• _Set problem_
Copy every entry word for word. Skip the pictures.

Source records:
****************
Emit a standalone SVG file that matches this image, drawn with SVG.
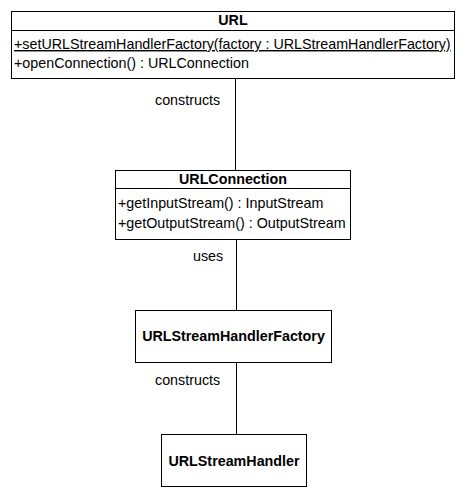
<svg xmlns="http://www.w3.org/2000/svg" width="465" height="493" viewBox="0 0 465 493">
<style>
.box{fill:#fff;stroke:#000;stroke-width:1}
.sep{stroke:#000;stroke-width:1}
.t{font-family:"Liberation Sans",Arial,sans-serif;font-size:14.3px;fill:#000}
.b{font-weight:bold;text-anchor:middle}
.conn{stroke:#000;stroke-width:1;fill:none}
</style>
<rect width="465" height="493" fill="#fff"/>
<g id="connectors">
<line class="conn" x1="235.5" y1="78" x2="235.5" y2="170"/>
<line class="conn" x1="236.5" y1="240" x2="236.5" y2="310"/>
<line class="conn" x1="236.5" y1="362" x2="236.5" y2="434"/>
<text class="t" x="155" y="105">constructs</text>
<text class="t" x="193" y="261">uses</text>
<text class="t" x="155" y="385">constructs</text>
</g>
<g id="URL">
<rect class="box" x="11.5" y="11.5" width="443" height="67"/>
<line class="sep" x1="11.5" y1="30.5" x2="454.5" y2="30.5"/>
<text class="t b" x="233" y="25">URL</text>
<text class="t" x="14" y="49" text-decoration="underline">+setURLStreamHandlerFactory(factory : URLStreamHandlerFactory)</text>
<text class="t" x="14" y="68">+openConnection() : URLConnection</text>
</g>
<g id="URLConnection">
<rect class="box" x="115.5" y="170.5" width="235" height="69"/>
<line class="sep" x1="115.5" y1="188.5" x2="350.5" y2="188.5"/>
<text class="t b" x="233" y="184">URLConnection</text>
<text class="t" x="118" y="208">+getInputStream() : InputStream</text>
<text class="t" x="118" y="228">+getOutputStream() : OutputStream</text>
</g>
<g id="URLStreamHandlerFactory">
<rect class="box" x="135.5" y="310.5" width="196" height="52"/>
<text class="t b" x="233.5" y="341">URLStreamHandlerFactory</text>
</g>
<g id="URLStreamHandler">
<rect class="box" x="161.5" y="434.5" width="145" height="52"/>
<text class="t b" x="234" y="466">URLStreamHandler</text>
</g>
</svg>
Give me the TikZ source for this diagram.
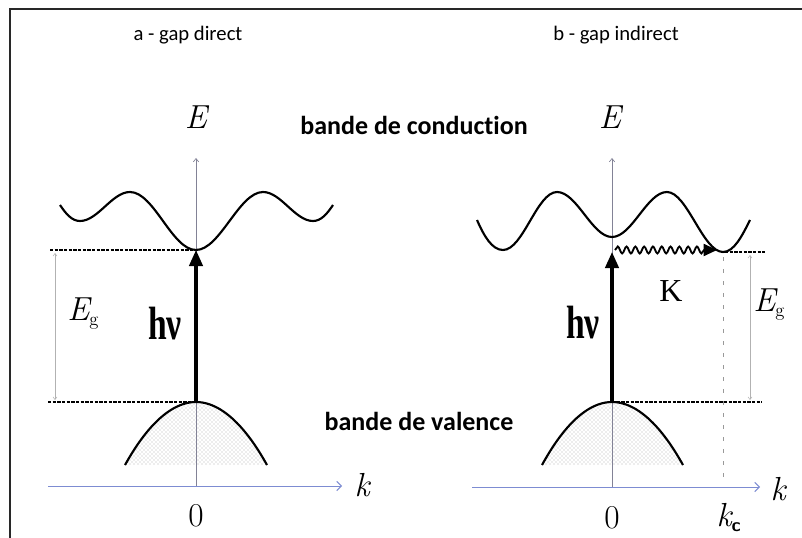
****************
• _Answer_
Emit a standalone SVG file that matches this image, drawn with SVG.
<svg xmlns="http://www.w3.org/2000/svg" width="465" height="493" viewBox="0 0 465 493">
<style>
.box{fill:#fff;stroke:#000;stroke-width:1}
.sep{stroke:#000;stroke-width:1}
.t{font-family:"Liberation Sans",Arial,sans-serif;font-size:14.3px;fill:#000}
.b{font-weight:bold;text-anchor:middle}
.conn{stroke:#000;stroke-width:1;fill:none}
</style>
<rect width="465" height="493" fill="#fff"/>
<g id="connectors">
<line class="conn" x1="235.5" y1="78" x2="235.5" y2="170"/>
<line class="conn" x1="236.5" y1="240" x2="236.5" y2="310"/>
<line class="conn" x1="236.5" y1="362" x2="236.5" y2="434"/>
<text class="t" x="155" y="105">constructs</text>
<text class="t" x="193" y="261">uses</text>
<text class="t" x="155" y="385">constructs</text>
</g>
<g id="URL">
<rect class="box" x="11.5" y="11.5" width="443" height="67"/>
<line class="sep" x1="11.5" y1="30.5" x2="454.5" y2="30.5"/>
<text class="t b" x="233" y="25">URL</text>
<text class="t" x="14" y="49" text-decoration="underline">+setURLStreamHandlerFactory(factory : URLStreamHandlerFactory)</text>
<text class="t" x="14" y="68">+openConnection() : URLConnection</text>
</g>
<g id="URLConnection">
<rect class="box" x="115.5" y="170.5" width="235" height="69"/>
<line class="sep" x1="115.5" y1="188.5" x2="350.5" y2="188.5"/>
<text class="t b" x="233" y="184">URLConnection</text>
<text class="t" x="118" y="208">+getInputStream() : InputStream</text>
<text class="t" x="118" y="228">+getOutputStream() : OutputStream</text>
</g>
<g id="URLStreamHandlerFactory">
<rect class="box" x="135.5" y="310.5" width="196" height="52"/>
<text class="t b" x="233.5" y="341">URLStreamHandlerFactory</text>
</g>
<g id="URLStreamHandler">
<rect class="box" x="161.5" y="434.5" width="145" height="52"/>
<text class="t b" x="234" y="466">URLStreamHandler</text>
</g>
</svg>
Give me the TikZ source for this diagram.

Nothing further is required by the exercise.